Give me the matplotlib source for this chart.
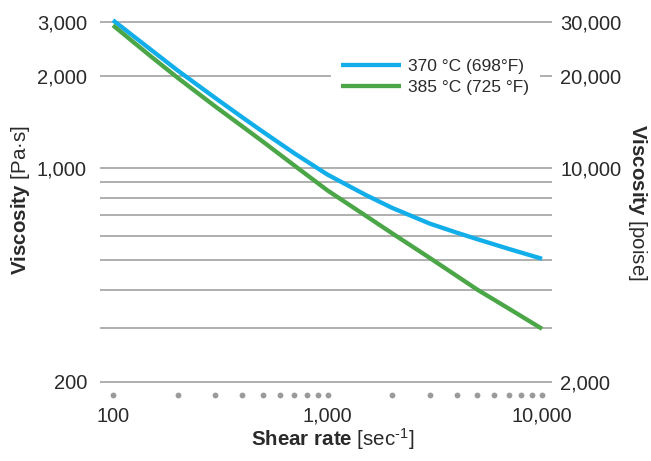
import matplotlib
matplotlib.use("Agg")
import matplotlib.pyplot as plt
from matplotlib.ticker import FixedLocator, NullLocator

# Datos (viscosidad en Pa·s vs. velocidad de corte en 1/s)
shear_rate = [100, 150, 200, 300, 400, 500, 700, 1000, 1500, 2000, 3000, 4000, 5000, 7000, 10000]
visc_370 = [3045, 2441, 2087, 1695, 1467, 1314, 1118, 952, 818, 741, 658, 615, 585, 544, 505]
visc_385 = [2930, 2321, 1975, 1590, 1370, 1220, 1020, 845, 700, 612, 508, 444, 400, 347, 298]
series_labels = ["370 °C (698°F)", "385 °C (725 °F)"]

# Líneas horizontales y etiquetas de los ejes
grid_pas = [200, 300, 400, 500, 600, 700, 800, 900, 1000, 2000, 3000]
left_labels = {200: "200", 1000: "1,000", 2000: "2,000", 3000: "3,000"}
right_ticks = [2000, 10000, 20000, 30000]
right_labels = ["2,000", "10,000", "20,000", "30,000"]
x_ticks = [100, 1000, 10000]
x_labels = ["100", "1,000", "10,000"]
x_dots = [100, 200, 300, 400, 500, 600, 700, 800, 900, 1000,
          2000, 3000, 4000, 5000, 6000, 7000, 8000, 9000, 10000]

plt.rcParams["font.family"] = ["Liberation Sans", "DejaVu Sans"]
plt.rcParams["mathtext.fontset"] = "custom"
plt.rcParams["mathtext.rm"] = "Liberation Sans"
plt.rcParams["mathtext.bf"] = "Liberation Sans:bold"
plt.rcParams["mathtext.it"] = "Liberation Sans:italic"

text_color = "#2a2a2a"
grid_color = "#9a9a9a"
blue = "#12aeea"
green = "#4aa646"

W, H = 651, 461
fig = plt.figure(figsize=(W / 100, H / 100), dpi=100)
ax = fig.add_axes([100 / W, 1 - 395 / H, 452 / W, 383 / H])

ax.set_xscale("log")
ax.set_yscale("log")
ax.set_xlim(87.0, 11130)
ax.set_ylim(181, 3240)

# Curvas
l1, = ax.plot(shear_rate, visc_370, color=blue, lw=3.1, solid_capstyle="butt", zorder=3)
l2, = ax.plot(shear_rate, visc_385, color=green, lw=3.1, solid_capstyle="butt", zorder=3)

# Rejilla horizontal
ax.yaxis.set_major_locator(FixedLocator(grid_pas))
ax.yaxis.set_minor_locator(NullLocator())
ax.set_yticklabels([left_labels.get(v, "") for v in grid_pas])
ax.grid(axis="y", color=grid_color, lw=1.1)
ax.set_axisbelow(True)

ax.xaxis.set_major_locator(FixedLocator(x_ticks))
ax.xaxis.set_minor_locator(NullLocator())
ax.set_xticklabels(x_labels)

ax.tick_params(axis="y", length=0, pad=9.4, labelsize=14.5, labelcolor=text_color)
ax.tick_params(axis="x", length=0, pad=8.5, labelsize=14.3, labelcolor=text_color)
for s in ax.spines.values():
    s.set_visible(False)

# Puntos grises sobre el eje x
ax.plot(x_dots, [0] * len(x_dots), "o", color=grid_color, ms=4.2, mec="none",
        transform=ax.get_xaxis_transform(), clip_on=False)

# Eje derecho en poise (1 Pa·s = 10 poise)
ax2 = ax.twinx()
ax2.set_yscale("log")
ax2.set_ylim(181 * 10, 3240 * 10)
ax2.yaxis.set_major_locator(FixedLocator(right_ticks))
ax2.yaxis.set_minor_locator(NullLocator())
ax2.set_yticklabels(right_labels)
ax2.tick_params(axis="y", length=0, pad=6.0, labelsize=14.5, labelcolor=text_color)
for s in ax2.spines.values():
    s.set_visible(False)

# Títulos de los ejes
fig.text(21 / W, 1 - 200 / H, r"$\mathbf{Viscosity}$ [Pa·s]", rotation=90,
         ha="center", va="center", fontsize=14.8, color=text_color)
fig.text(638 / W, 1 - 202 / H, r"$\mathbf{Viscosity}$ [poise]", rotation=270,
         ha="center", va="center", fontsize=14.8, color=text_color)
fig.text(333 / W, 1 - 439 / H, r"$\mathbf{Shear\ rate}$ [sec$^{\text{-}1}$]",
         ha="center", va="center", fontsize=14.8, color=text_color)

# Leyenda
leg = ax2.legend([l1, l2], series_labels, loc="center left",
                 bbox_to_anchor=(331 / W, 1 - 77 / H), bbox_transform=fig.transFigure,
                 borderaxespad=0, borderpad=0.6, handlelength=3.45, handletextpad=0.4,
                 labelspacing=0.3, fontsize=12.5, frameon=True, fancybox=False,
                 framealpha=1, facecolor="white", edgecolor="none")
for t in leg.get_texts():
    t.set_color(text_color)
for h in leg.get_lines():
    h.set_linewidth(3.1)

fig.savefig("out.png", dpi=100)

• • • • •

* Task statement
Starting at the top of the listing above, please restate word for word each line up to and including the one that holds "2000, 3000, 4000, 5000, 6000, 7000, 8000, 9000, 10000]", omitting every image.

* Result for this exercise
Give me the matplotlib source for this chart.
import matplotlib
matplotlib.use("Agg")
import matplotlib.pyplot as plt
from matplotlib.ticker import FixedLocator, NullLocator

# Datos (viscosidad en Pa·s vs. velocidad de corte en 1/s)
shear_rate = [100, 150, 200, 300, 400, 500, 700, 1000, 1500, 2000, 3000, 4000, 5000, 7000, 10000]
visc_370 = [3045, 2441, 2087, 1695, 1467, 1314, 1118, 952, 818, 741, 658, 615, 585, 544, 505]
visc_385 = [2930, 2321, 1975, 1590, 1370, 1220, 1020, 845, 700, 612, 508, 444, 400, 347, 298]
series_labels = ["370 °C (698°F)", "385 °C (725 °F)"]

# Líneas horizontales y etiquetas de los ejes
grid_pas = [200, 300, 400, 500, 600, 700, 800, 900, 1000, 2000, 3000]
left_labels = {200: "200", 1000: "1,000", 2000: "2,000", 3000: "3,000"}
right_ticks = [2000, 10000, 20000, 30000]
right_labels = ["2,000", "10,000", "20,000", "30,000"]
x_ticks = [100, 1000, 10000]
x_labels = ["100", "1,000", "10,000"]
x_dots = [100, 200, 300, 400, 500, 600, 700, 800, 900, 1000,
          2000, 3000, 4000, 5000, 6000, 7000, 8000, 9000, 10000]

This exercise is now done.